Berpartisipasi demi masa depan bangsa tak cuma saat pemilu saja. Aku bayar pajak dan sudah membuat laporan pajak di awalbl seruan, sementara mereka yang anggota dewan saja masih minta dimaklumi sebab belum melaporkan kekayaan. Aku tak pernah macam-macam terhadap pemerintah. Bahkan tak jarang, aku membantu mereka dalam kegiatan tertentu. Lihat juga konten yang kuunggah di IG dan youtube-ku. Mana ada yang mengancam masa depan bangsa? Lalu apakah jika aku tak memilih (golput) jadi batal sebagai WNI? Tidak! Aku tetap rakyat jelantah di negeri yang dikuasai oleh kepentingan politikus dan pengusaha yang tak gemar berseteru.

Demi apa sebenarnya perseteruan itu? Demi kekuasaan belaka? Tidak. Tentu ada kepentingan lain yang bisa diamankan kalau berkuasa atau dekat dengan kekuasaan. Konflik politik kerap terjadi bukan demi apa yang tersiar di permukaan, tetapi karena kepentingan lain yang disembunyikan.

Sudahlah. Yang memilih, selamat memilih. Yang Golput gak perlu norak juga, sih. Jalani aja keyakinan masing-masing. Lalu 18 April 2019 kita akan kembali seperti biasa. Yang susah tetap susah hidupnya, yang korup tetap korupsi, yang nyabu tetap nyabu, yang transaksi jabatan tetap demikian adanya. Penjilat tetap menjilat. Lalu rakyat yang merasa berjihad memilih pemimpinnya? Ya, tetap menjadi rakyat yang bingung karena harga-harga tetap mahal, listrik naik, BBM naik, dan segala kebutuhan hidup makin hari semakin sulit dipenuhi.

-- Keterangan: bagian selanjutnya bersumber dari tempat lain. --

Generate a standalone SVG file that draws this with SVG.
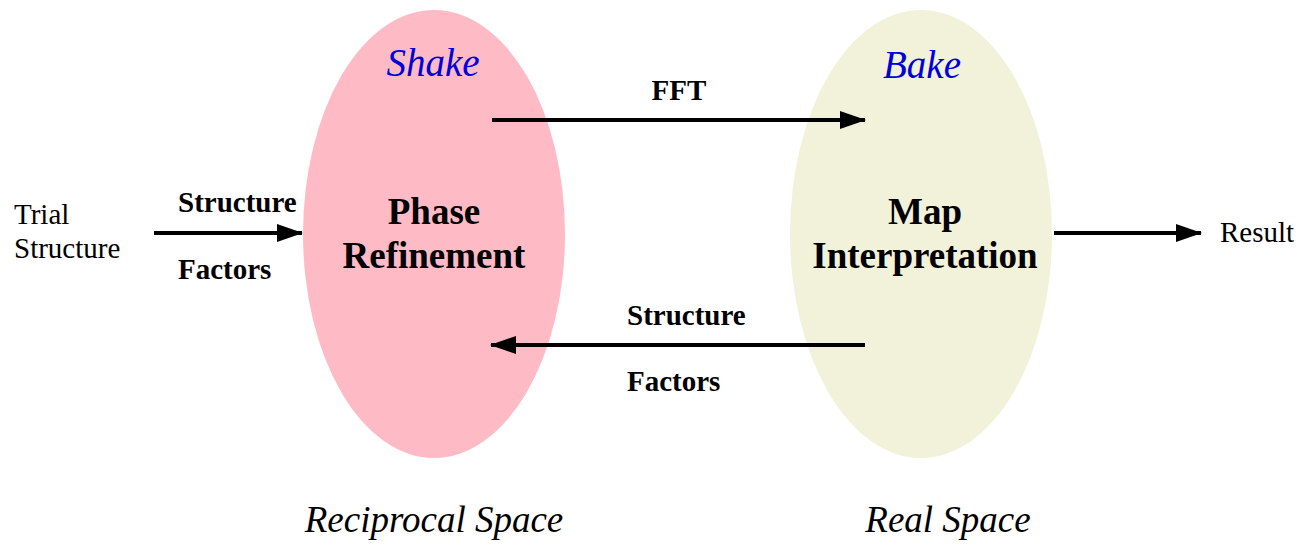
<svg xmlns="http://www.w3.org/2000/svg" width="1312" height="548" viewBox="0 0 1312 548">
  <style>
    .lbl { font-family: "Liberation Serif", "Times New Roman", serif; fill: #000; }
    .bold { font-weight: bold; font-size: 29px; }
    .big { font-weight: bold; font-size: 37px; text-anchor: middle; }
    .plain { font-size: 29px; }
    .ital { font-style: italic; font-size: 37px; text-anchor: middle; }
    .title { font-style: italic; font-size: 39px; text-anchor: middle; fill: #0000dd; }
    .edge { stroke: #000; stroke-width: 4; fill: none; marker-end: url(#head); }
  </style>
  <defs>
    <marker id="head" viewBox="0 0 26 18" refX="25" refY="9" markerWidth="26" markerHeight="18" markerUnits="userSpaceOnUse" orient="auto">
      <path d="M0,0 L26,9 L0,18 Z" fill="#000"/>
    </marker>
  </defs>

  <!-- reciprocal-space step -->
  <g id="shake">
    <ellipse cx="434" cy="234" rx="131" ry="224" fill="#ffbbc5"/>
    <text class="lbl title" x="433" y="76">Shake</text>
    <text class="lbl big" x="434" y="224">Phase</text>
    <text class="lbl big" x="434" y="268">Refinement</text>
  </g>

  <!-- real-space step -->
  <g id="bake">
    <ellipse cx="921" cy="234" rx="131" ry="224" fill="#f2f2da"/>
    <text class="lbl title" x="922" y="78">Bake</text>
    <text class="lbl big" x="925" y="224">Map</text>
    <text class="lbl big" x="925" y="268">Interpretation</text>
  </g>

  <g id="trial">
    <text class="lbl plain" x="14" y="224">Trial</text>
    <text class="lbl plain" x="14" y="258">Structure</text>
  </g>

  <g id="result">
    <text class="lbl plain" x="1220" y="242">Result</text>
  </g>

  <g id="spaces">
    <text class="lbl ital" x="434" y="532">Reciprocal Space</text>
    <text class="lbl ital" x="948" y="532">Real Space</text>
  </g>

  <g id="connectors">
    <line class="edge" x1="154" y1="233" x2="302" y2="233"/>
    <text class="lbl bold" x="178" y="212">Structure</text>
    <text class="lbl bold" x="178" y="279">Factors</text>

    <line class="edge" x1="492" y1="120" x2="865" y2="120"/>
    <text class="lbl bold" x="679" y="100" text-anchor="middle">FFT</text>

    <line class="edge" x1="865" y1="345" x2="491" y2="345"/>
    <text class="lbl bold" x="627" y="325">Structure</text>
    <text class="lbl bold" x="627" y="391">Factors</text>

    <line class="edge" x1="1054" y1="233" x2="1201" y2="233"/>
  </g>
</svg>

Ah, kamu pesimis banget, Te!

Bukan pesimis. Itu adalah prediksi atas nasib kalian yang dididik berpolitik dengan penuh ketakutan. Itu saja. Kalau mau nggak begitu, ya dari sekarang ubah mindset! Bilang ke elit Partaimu: Jangan salahkan Golput, jangan takut kalah, dan hormati yang menang. Berani nggak kamu kritik pemimpinmu?